Graphs depict p-wave (a) and S-wave (b) velocities for different mineral phases and compositions along a typical adiabatic compression path starting at 1900 K and 25 GPa. These mineral phases and compositions were mixed to model elastic wave speeds of rocks as shown in Figures 3.8 and 3.9. Dashed curves show P- and S-wave velocities when the effect of relevant continuous phase transitions on elastic properties is ignored.

      Chemical bulk compositions for pyrolite and metabasalt were approximated by the depleted MORB mantle (DMM) and NMORB compositions of Workman and Hart (2005). In analogy to the approach of Xu et al. (2008), a hypothetical harzburgite composition was generated by assuming pyrolite to be an 80:20 mixture of harzburgite:basalt by mass. A basalt fraction of 20% in the mantle corresponds to the upper limit of estimates based on geochemical (Morgan & Morgan, 1999; Sobolev et al., 2007) and geodynamical arguments (Ballmer et al., 2015; Nakagawa et al., 2010). For pyrolite and harzburgite, mineral compositions were computed in the system CFMAS and for metabasalt in the system NCFMAS. Bulk compositions were partitioned into the phase assemblages bm‐fp‐cp for pyrolite and harzburgite and bm‐cp‐cf‐st for metabasalt resulting in approximate volume fractions of 77:16:7 (bm:fp:cp) in pyrolite, 74:24:2 (bm:fp:cp) in harzburgite, and 45:26:14:15 (bm:cp:cf:st) in metabasalt, respectively. For each phase, the compositions listed in Table 3.1 were mixed to match the computed mineral compositions as outlined in Section 3.6. For some mineral compositions, this approach required extrapolations beyond the compositional limits defined by the mineral compositions in Table 3.1. In these cases, the extrapolations of elastic moduli were restricted to not transcend compositional limits by more than 10% of the compositional range delimited by the mineral compositions of Table 3.1.
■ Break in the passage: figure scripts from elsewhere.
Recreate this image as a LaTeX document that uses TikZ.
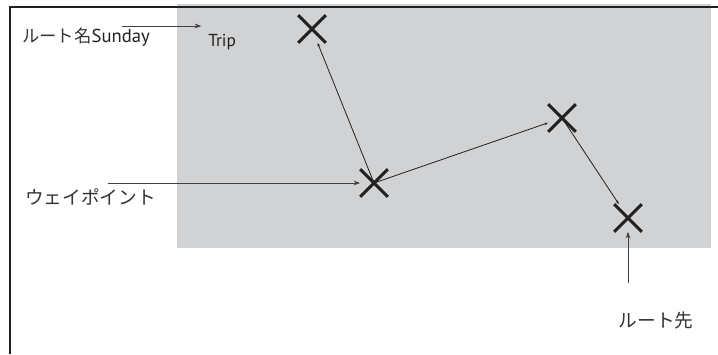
\documentclass[tikz,border=0pt]{standalone}
\usepackage{fontspec}
\newfontfamily\jpfont{Noto Sans CJK JP}
\newfontfamily\labfont{PT Sans}
\usetikzlibrary{arrows.meta, shapes.misc, positioning}
\definecolor{paper}{HTML}{D1D2D4}
\definecolor{ink}{HTML}{231F20}

\begin{document}
\begin{tikzpicture}[x=0.75pt, y=-0.75pt, >={Stealth[length=5pt,width=3.5pt]},
  wp/.style={cross out, draw=ink, line width=2.2pt, minimum size=18.5pt, inner sep=0pt},
  route/.style={-{Stealth[length=3pt,width=2pt]}, draw=ink, line width=0.6pt},
  note/.style={->, draw=black!75, line width=0.7pt},
  jlabel/.style={font=\jpfont\fontsize{14}{16}\selectfont, text=black!80, inner sep=0pt}]
\useasboundingbox (0,0) rectangle (718,354);
\fill[paper] (177,4) rectangle (711,248);
\draw[ink, line width=1.5pt] (10,354) |- (718,7);

\node[wp] (wp1) at (312,29) {};
\node[wp] (wp2) at (374,183) {};
\node[wp] (wp3) at (562,118) {};
\node[wp] (wp4) at (628,218) {};

\draw[route] (wp2.center) -- (wp1);
\draw[route] (wp2.center) -- (wp3);
\draw[route] (wp3.center) -- (wp4);

\node[jlabel, anchor=west, font=\jpfont\fontsize{13}{15}\selectfont] (name) at (22,37) {ルート名{\labfont\fontsize{14}{16}\selectfont\color{ink}Sunday}};
\node[anchor=west, font=\labfont\fontsize{13}{15}\selectfont, text=ink, inner sep=0pt] (trip) at (208,42) {Trip};
\node[jlabel, anchor=west] (point) at (25,197) {ウェイポイント};
\node[jlabel] (dest) at (656,320) {ルート先};

\coordinate (a) at (122,26);
\coordinate (b) at (108,183);
\coordinate (c) at (628,283);
\draw[note, shorten >=5pt] (a) -- (trip.west |- a);
\draw[note] (b) -- (wp2.west);
\draw[note] (c) -- (wp4.south);
\end{tikzpicture}
\end{document}
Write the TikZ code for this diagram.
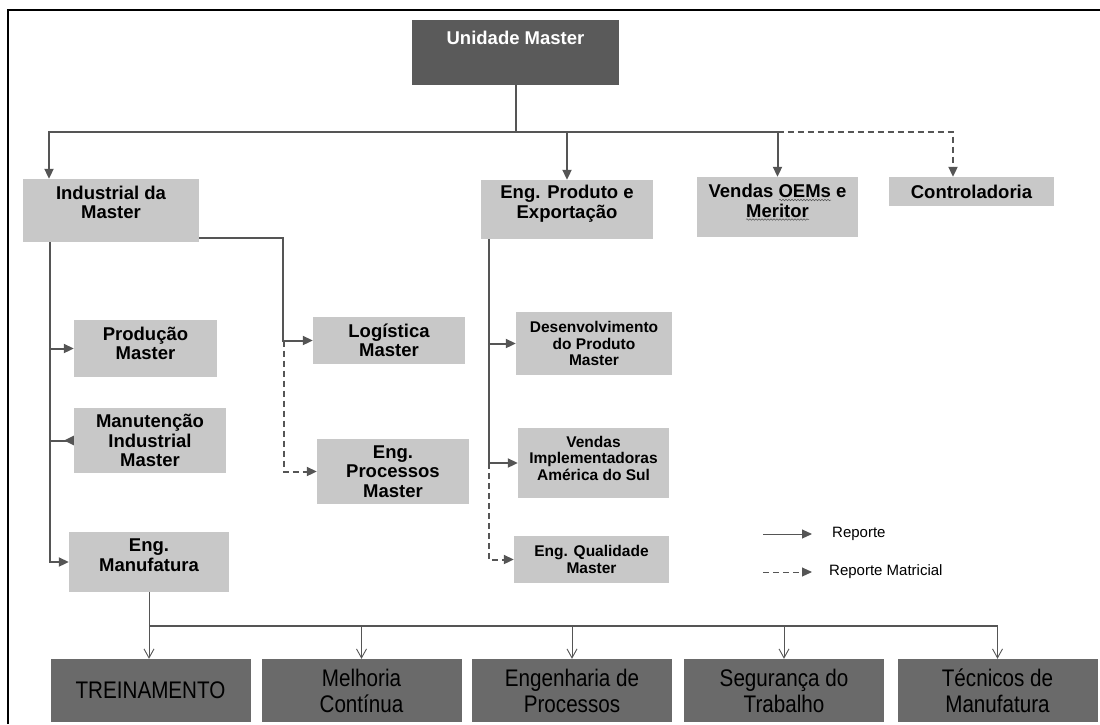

      The exact mineral compositions and volume fractions for a given bulk rock composition depend critically on assumptions about element partitioning between minerals and the overall Fe3+/∑Fe ratio. To separate the effects of temperature and compositional parameters, I first computed P‐ and S‐wave velocities for each bulk rock composition setting Fe3+/∑Fe = 0.5 in bridgmanite for all rock compositions and requiring that (Fe/Mg)bm/(Fe/Mg)fp = 0.5 and 0.2 in pyrolite and harzburgite, respectively (Figure 3.6a), and that (Fe/Mg)bm/(Fe/Mg)cf = 1 and (Al/Mg)bm/(Al/Mg)cf = 0.2 in metabasalt (Figure 3.6b). For these reference scenarios, I computed adiabatic compression paths for each rock composition starting at 1900 K, 1400 K, and 2400 K at 25 GPa and mapped P‐ and S‐wave velocities between these compression paths based on the Voigt‐Reuss‐Hill average over all relevant mineral phases.

      Figure 3.8 shows the modeling results for the reference scenario of each bulk rock composition in terms of deviations of the computed P‐ and S‐wave velocities from the seismic velocities of the preliminary reference Earth model (PREM; Dziewonski & Anderson, 1981):

Graphs depict the relative contrasts between modeled P-wave (upper row) and S-wave (lower row) velocities for pyrolitic (left column), harzburgitic (central column), and basaltic (right column) bulk rock compositions and PREM. Black curves show adiabatic compression paths for each rock composition and starting at 1400 K, 1900 K, and 2400 K at 25 GPa.